=== DATASET EXCERPT ===
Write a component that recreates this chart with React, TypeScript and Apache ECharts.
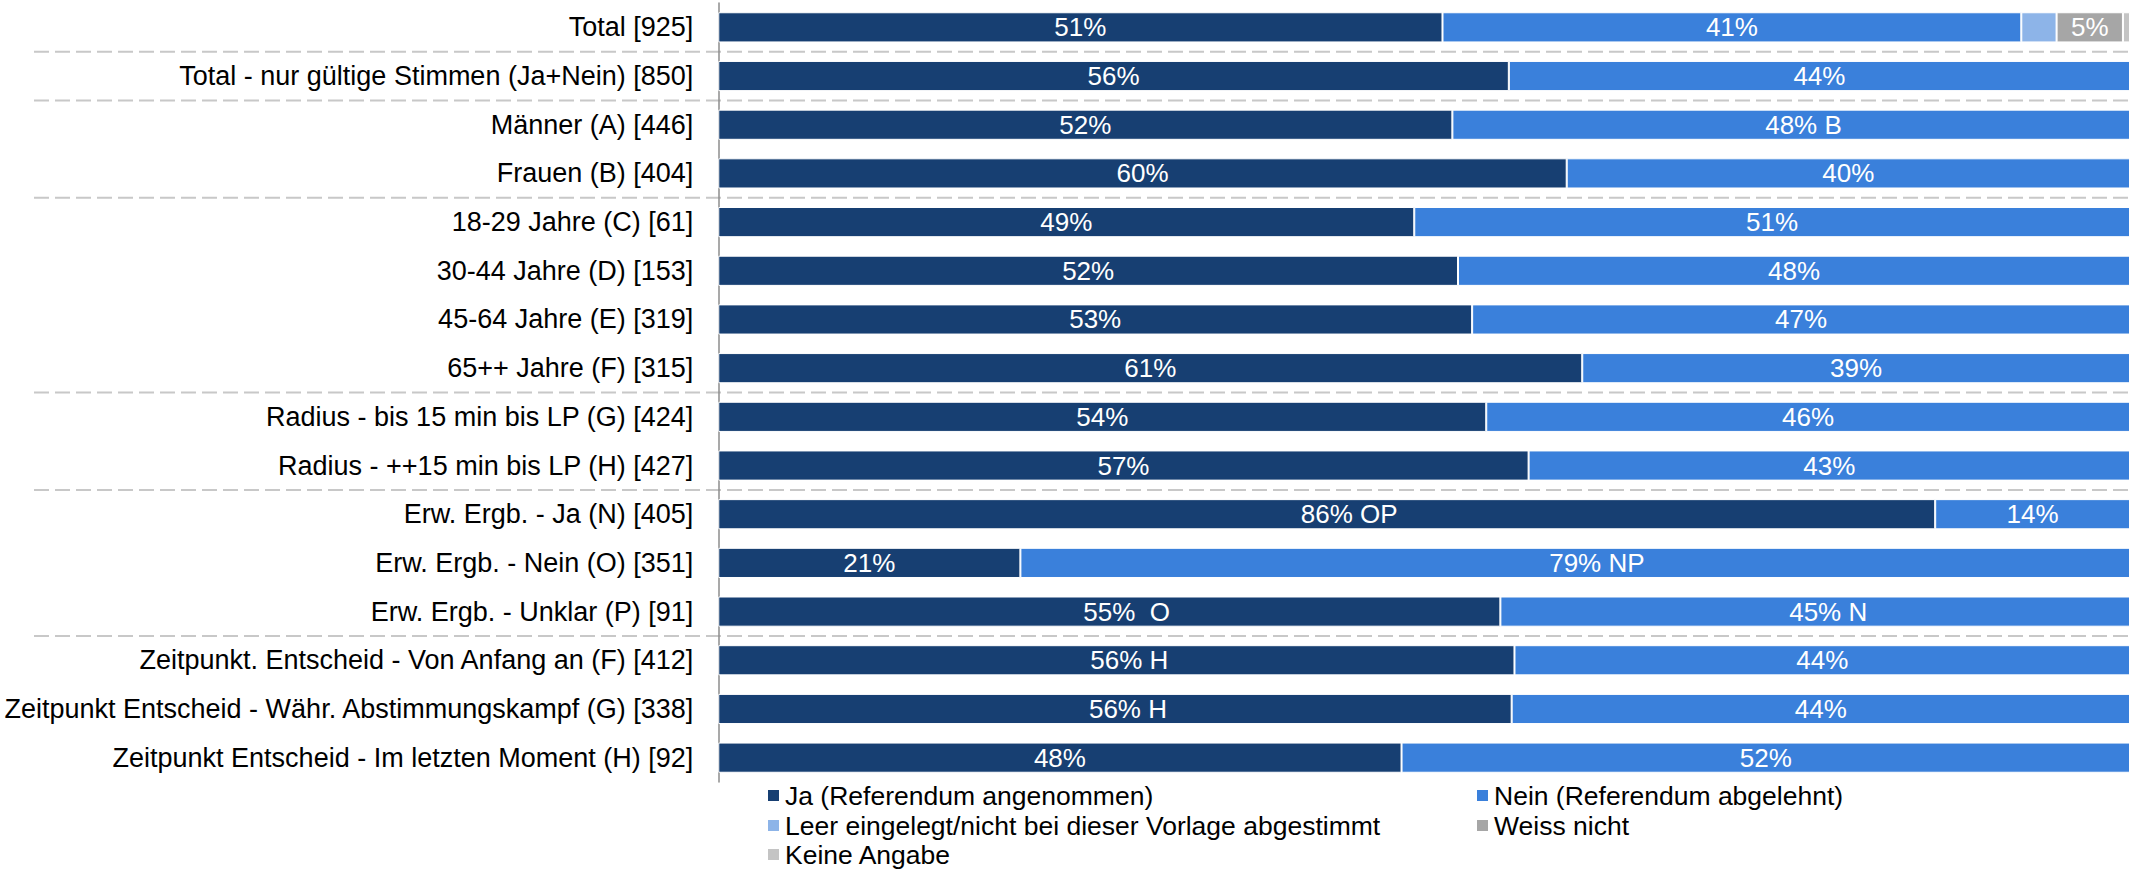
import React, { useEffect, useRef } from "react";
import * as echarts from "echarts";

const categories = [
  "Total [925]",
  "Total - nur gültige Stimmen (Ja+Nein) [850]",
  "Männer (A) [446]",
  "Frauen (B) [404]",
  "18-29 Jahre (C) [61]",
  "30-44 Jahre (D) [153]",
  "45-64 Jahre (E) [319]",
  "65++ Jahre (F) [315]",
  "Radius - bis 15 min bis LP (G) [424]",
  "Radius - ++15 min bis LP (H) [427]",
  "Erw. Ergb. - Ja (N) [405]",
  "Erw. Ergb. - Nein (O) [351]",
  "Erw. Ergb. - Unklar (P) [91]",
  "Zeitpunkt. Entscheid - Von Anfang an (F) [412]",
  "Zeitpunkt Entscheid - Währ. Abstimmungskampf (G) [338]",
  "Zeitpunkt Entscheid - Im letzten Moment (H) [92]",
];

const seriesNames = [
  "Ja (Referendum angenommen)",
  "Nein (Referendum abgelehnt)",
  "Leer eingelegt/nicht bei dieser Vorlage abgestimmt",
  "Weiss nicht",
  "Keine Angabe",
];

const jaValues = [51.3, 56.0, 52.0, 60.1, 49.3, 52.4, 53.4, 61.2, 54.4, 57.4, 86.2, 21.4, 55.4, 56.4, 56.2, 48.4];
const neinValues = [41.0, 44.0, 48.0, 39.9, 50.7, 47.6, 46.6, 38.8, 45.6, 42.6, 13.8, 78.6, 44.6, 43.6, 43.8, 51.6];
const leerValues = [2.5, 0, 0, 0, 0, 0, 0, 0, 0, 0, 0, 0, 0, 0, 0, 0];
const weissValues = [4.7, 0, 0, 0, 0, 0, 0, 0, 0, 0, 0, 0, 0, 0, 0, 0];
const keineValues = [0.5, 0, 0, 0, 0, 0, 0, 0, 0, 0, 0, 0, 0, 0, 0, 0];

// significance letters appended to the percentage labels
const jaSuffix = ["", "", "", "", "", "", "", "", "", "", " OP", "", "  O", " H", " H", ""];
const neinSuffix = ["", "", " B", "", "", "", "", "", "", "", "", " NP", " N", "", "", ""];
const noSuffix = categories.map(() => "");

// rows after which a dashed separator is drawn
const separatorsAfter = [0, 1, 3, 7, 9, 12];

// legend grid: [series index, column, row]
const legendCells = [
  [0, 0, 0],
  [1, 1, 0],
  [2, 0, 1],
  [3, 1, 1],
  [4, 0, 2],
];
const legendColLeft = [766, 1475];
const legendRowTop = [782, 812, 841];

const colors = ["#173F72", "#3A80DB", "#8DB4E8", "#A6A6A6", "#C4C4C4"];
const labelMin = 4;

const FONT = "'Liberation Sans', Arial, Helvetica, sans-serif";
const FS = 26;
const FS_CAT = 27;
const FS_LEG = 26.5;

export default function App() {
  const ref = useRef<HTMLDivElement>(null);

  useEffect(() => {
    if (!ref.current) return;
    const chart = echarts.init(ref.current, null, { renderer: "svg" });

    const canvas = document.createElement("canvas");
    const ctx = canvas.getContext("2d")!;
    ctx.font = `${FS}px 'Liberation Sans', Arial, sans-serif`;
    const measure = (s: string) => (s ? ctx.measureText(s).width : 0);

    const allValues = [jaValues, neinValues, leerValues, weissValues, keineValues];
    const allSuffix = [jaSuffix, neinSuffix, noSuffix, noSuffix, noSuffix];

    const series = seriesNames.map((name, si) => ({
      name,
      type: "bar",
      stack: "total",
      barWidth: "62%",
      itemStyle: { color: colors[si], borderColor: "#ffffff", borderWidth: 1 },
      label: {
        show: true,
        position: "inside",
        color: "#ffffff",
        fontSize: FS,
        fontFamily: FONT,
      },
      emphasis: { disabled: true },
      data: allValues[si].map((v, i) => {
        const suf = allSuffix[si][i];
        const show = v >= labelMin;
        return {
          value: v,
          label: {
            show,
            formatter: show ? `${Math.round(v)}%${suf}` : "",
            offset: [measure(suf) / 2, 0],
          },
        };
      }),
    }));

    const legend = legendCells.map(([si, col, row]) => ({
      data: [seriesNames[si]],
      orient: "horizontal",
      left: legendColLeft[col],
      top: legendRowTop[row],
      icon: "rect",
      itemWidth: 13,
      itemHeight: 13,
      padding: 0,
      selectedMode: false,
      textStyle: { color: "#000000", fontSize: FS_LEG, fontFamily: FONT, lineHeight: 26 },
    }));

    chart.setOption({
      animation: false,
      textStyle: { fontFamily: FONT },
      grid: { left: 716, right: 0, top: 3, bottom: 89, containLabel: false },
      xAxis: {
        type: "value",
        min: 0,
        max: 100,
        show: false,
      },
      yAxis: {
        type: "category",
        data: categories,
        inverse: true,
        axisTick: { show: false },
        axisLine: { show: true, lineStyle: { color: "#8C8C8C", width: 1.5 } },
        axisLabel: { color: "#000000", fontSize: FS_CAT, fontFamily: FONT, margin: 25 },
        splitLine: { show: false },
      },
      legend,
      series,
    });

    const ys = categories.map((c, i) => chart.convertToPixel({ yAxisIndex: 0 }, i) as number);
    const width = ref.current.clientWidth;
    const graphic = separatorsAfter.map((i) => {
      const y = (ys[i] + ys[i + 1]) / 2;
      return {
        type: "line",
        z: -1,
        silent: true,
        shape: { x1: 34, y1: y, x2: width, y2: y },
        style: { stroke: "#C8C8C8", lineWidth: 2, lineDash: [15, 6] },
      };
    });
    chart.setOption({ graphic });

    return () => chart.dispose();
  }, []);

  return (
    <div
      ref={ref}
      style={{ position: "absolute", left: 0, top: 0, width: 2130, height: 871, background: "#ffffff" }}
    />
  );
}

=== PROBLEM ===
Reproduce only the lines from the beginning of the data through the line that contains "import * as", both included, and please drop the pictures.

=== EXERCISE OUTPUT ===
Write a component that recreates this chart with React, TypeScript and Apache ECharts.
import React, { useEffect, useRef } from "react";
import * as echarts from "echarts";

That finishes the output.